To the Honorable Congress of the United States April 21, 1779

To the Honorable Congress of the United States April 21, 1779



Congress having resolved to publish their Journals weekly, beginning with the first of January 1779, and as the proceedings respecting me form a considerable part of the first business in the Journals, and as the publication thereof is intended to give information to your constituents I have the request that the purport, at least, of my letters of January 6th, 7th and 8th be inserted.

The substance of the letter of the 6th is sufficiently contained in the first paragraph.

The substance of that of the 7th, is, requesting as your servant and demanding as a citizen of the United States an attested copy of the complaint against me, that I might answer it, and informing this Honorable House that I had evidence that I presumed would justify me, and entreating them not to do an act which they could not justify by proceeding to judgment in the matter without hearing me.

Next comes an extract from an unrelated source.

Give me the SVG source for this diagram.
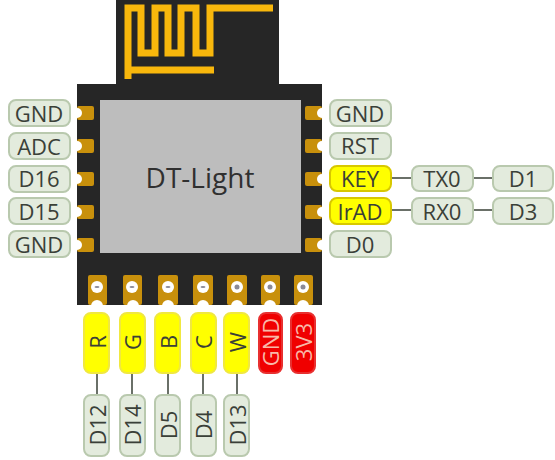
<svg xmlns="http://www.w3.org/2000/svg" width="555" height="460" viewBox="0 0 555 460">
<style>
.lb{stroke-width:2;rx:7px}
.g{fill:#e3ebdd;stroke:#b9c9ae}
.y{fill:#ffff00;stroke:#d8c800}
.yv{fill:#ffff00;stroke:#f0e840}
.r{fill:#f00000;stroke:#e83030}
text{font-family:"Open Sans","Liberation Sans",sans-serif;font-size:22px;fill:#3a4038;text-anchor:middle;dominant-baseline:central}
.rt{fill:#f8b8a8}
.c{stroke:#6a7068;stroke-width:2;fill:none}
.pad{fill:#c8900c}
.hole{fill:#ffffff}
.dot{fill:#8a8a98}
.mk{fill:#9a7a20}
</style>
<g id="board">
<path d="M116 0H279V84H322V305H77V84H116Z" fill="#262626"/>
<rect x="100" y="100" width="201" height="153" fill="#bdbdbd"/>
<path d="M128 79V8H141V53H155V8H168V53H181V8H196V53H210V8H273M128 70H214" fill="none" stroke="#f8b70c" stroke-width="7"/>
<text x="200" y="177" style="font-size:28px;fill:#303030">DT-Light</text>
</g>
<g id="connectors">
<path class="c" d="M391 178H412M473 178H493M391 210H412M473 210H493M97 373V395M132 373V395M168 373V395M203 373V395M237 373V395"/>
</g>
<g id="pads">
<rect class="pad" x="77" y="106" width="17" height="14" rx="2"/><rect class="pad" x="77" y="139" width="17" height="14" rx="2"/><rect class="pad" x="77" y="172" width="17" height="14" rx="2"/><rect class="pad" x="77" y="205" width="17" height="14" rx="2"/><rect class="pad" x="77" y="238" width="17" height="14" rx="2"/>
<rect class="pad" x="305" y="106" width="17" height="14" rx="2"/><rect class="pad" x="305" y="139" width="17" height="14" rx="2"/><rect class="pad" x="305" y="172" width="17" height="14" rx="2"/><rect class="pad" x="305" y="205" width="17" height="14" rx="2"/><rect class="pad" x="305" y="238" width="17" height="14" rx="2"/>
<circle class="hole" cx="77" cy="113" r="5"/><circle class="hole" cx="77" cy="146" r="5"/><circle class="hole" cx="77" cy="179" r="5"/><circle class="hole" cx="77" cy="212" r="5"/><circle class="hole" cx="77" cy="245" r="5"/>
<circle class="hole" cx="322" cy="113" r="5"/><circle class="hole" cx="322" cy="146" r="5"/><circle class="hole" cx="322" cy="179" r="5"/><circle class="hole" cx="322" cy="212" r="5"/><circle class="hole" cx="322" cy="245" r="5"/>
<rect class="pad" x="88" y="275" width="19" height="30" rx="2"/><rect class="pad" x="123" y="275" width="19" height="30" rx="2"/><rect class="pad" x="158" y="275" width="20" height="30" rx="2"/><rect class="pad" x="193" y="275" width="20" height="30" rx="2"/><rect class="pad" x="227" y="275" width="20" height="30" rx="2"/><rect class="pad" x="261" y="275" width="19" height="30" rx="2"/><rect class="pad" x="294" y="275" width="19" height="30" rx="2"/>
<circle class="hole" cx="97" cy="287" r="6"/><circle class="hole" cx="132" cy="287" r="6"/><circle class="hole" cx="168" cy="287" r="6"/><circle class="hole" cx="203" cy="287" r="6"/><circle class="hole" cx="237" cy="287" r="6"/><circle class="hole" cx="270" cy="287" r="6"/><circle class="hole" cx="303" cy="287" r="6"/>
<circle class="hole" cx="97" cy="306" r="6"/><circle class="hole" cx="133" cy="306" r="6"/><circle class="hole" cx="168" cy="306" r="6"/><circle class="hole" cx="203" cy="306" r="6"/><circle class="hole" cx="237" cy="306" r="6"/><circle class="hole" cx="270" cy="306" r="6"/><circle class="hole" cx="303" cy="306" r="6"/>
<ellipse class="dot" cx="97" cy="287" rx="2.5" ry="1"/><ellipse class="dot" cx="132" cy="287" rx="2.5" ry="1"/><ellipse class="dot" cx="168" cy="287" rx="2.5" ry="1"/><ellipse class="dot" cx="203" cy="287" rx="2.5" ry="1"/><circle class="dot" cx="237" cy="287" r="2.5"/><circle class="dot" cx="270" cy="287" r="2.5"/><circle class="dot" cx="303" cy="287" r="2.5"/>
</g>
<g id="pin-gnd-l"><rect class="lb g" x="9" y="100" width="61" height="26"/><text x="39" y="113">GND</text></g>
<g id="pin-adc"><rect class="lb g" x="9" y="133" width="61" height="26"/><text x="39" y="146">ADC</text></g>
<g id="pin-d16"><rect class="lb g" x="9" y="166" width="61" height="26"/><text x="39" y="178">D16</text></g>
<g id="pin-d15"><rect class="lb g" x="9" y="198" width="61" height="26"/><text x="39" y="211">D15</text></g>
<g id="pin-gnd-l2"><rect class="lb g" x="9" y="231" width="61" height="26"/><text x="39" y="244">GND</text></g>
<g id="pin-gnd-r"><rect class="lb g" x="330" y="100" width="61" height="26"/><text x="360" y="113">GND</text></g>
<g id="pin-rst"><rect class="lb g" x="330" y="133" width="61" height="26"/><text x="360" y="145">RST</text></g>
<g id="pin-key"><rect class="lb y" x="330" y="166" width="61" height="25"/><text x="360" y="178">KEY</text></g>
<g id="pin-irad"><rect class="lb y" x="330" y="198" width="61" height="26"/><text x="360" y="211">IrAD</text></g>
<g id="pin-d0"><rect class="lb g" x="330" y="231" width="61" height="26"/><text x="360" y="244">D0</text></g>
<g id="pin-tx0"><rect class="lb g" x="412" y="166" width="61" height="25"/><text x="442" y="178">TX0</text></g>
<g id="pin-rx0"><rect class="lb g" x="412" y="198" width="61" height="26"/><text x="442" y="211">RX0</text></g>
<g id="pin-d1"><rect class="lb g" x="493" y="166" width="60" height="25"/><text x="523" y="178">D1</text></g>
<g id="pin-d3"><rect class="lb g" x="493" y="198" width="60" height="26"/><text x="523" y="211">D3</text></g>
<g id="pin-r"><rect class="lb yv" x="84" y="313" width="25" height="60"/><text transform="translate(97 342) rotate(-90)">R</text></g>
<g id="pin-g"><rect class="lb yv" x="120" y="313" width="25" height="60"/><text transform="translate(132 342) rotate(-90)">G</text></g>
<g id="pin-b"><rect class="lb yv" x="155" y="313" width="25" height="60"/><text transform="translate(168 342) rotate(-90)">B</text></g>
<g id="pin-c"><rect class="lb yv" x="191" y="313" width="25" height="60"/><text transform="translate(203 342) rotate(-90)">C</text></g>
<g id="pin-w"><rect class="lb yv" x="224" y="313" width="25" height="60"/><text transform="translate(237 342) rotate(-90)">W</text></g>
<g id="pin-gnd-b"><rect class="lb r" x="259" y="313" width="23" height="60"/><text class="rt" transform="translate(270 342) rotate(-90)">GND</text></g>
<g id="pin-3v3"><rect class="lb r" x="291" y="313" width="24" height="60"/><text class="rt" transform="translate(303 342) rotate(-90)">3V3</text></g>
<g id="pin-d12"><rect class="lb g" x="84" y="395" width="25" height="61"/><text transform="translate(97 425) rotate(-90)">D12</text></g>
<g id="pin-d14"><rect class="lb g" x="120" y="395" width="25" height="61"/><text transform="translate(132 425) rotate(-90)">D14</text></g>
<g id="pin-d5"><rect class="lb g" x="155" y="395" width="25" height="61"/><text transform="translate(168 425) rotate(-90)">D5</text></g>
<g id="pin-d4"><rect class="lb g" x="191" y="395" width="25" height="61"/><text transform="translate(203 425) rotate(-90)">D4</text></g>
<g id="pin-d13"><rect class="lb g" x="224" y="395" width="25" height="61"/><text transform="translate(237 425) rotate(-90)">D13</text></g>
</svg>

The substance of that of the 8th is, my resignation of the office of Secretary to the Committee for foreign affairs, because a motion for hearing me had been negatived; with my reasons for the part I had acted.

Unless the purport, at least, of those letters be inserted I conceive that the Journals cannot be understood, and will require an explanation from me disagreeable to this Honorable House.

But that which would prevent all future controversy would be to insert the whole of the letters, and it is my request that they may be inserted, and the more so, because they have been represented by some gentlemen of this Honorable House as forming a part of the complaint against me, and consequently those gentlemen can have no objection to their appearance; and I request that no member of this Honorable House, out of tenderness to me, will negative a motion for their being inserted at length; for as without them, the proceedings of Congress, by having frequent reference thereto, must appear obscure and partial.

Congress will please to remember, they began their hard treatment of me while I was defending their injured and insulted honor, and which I cannot account for, on any other ground, than supposing, that a private unwarrantable connection was formed between Mr. Deane and certain members of this Honorable House.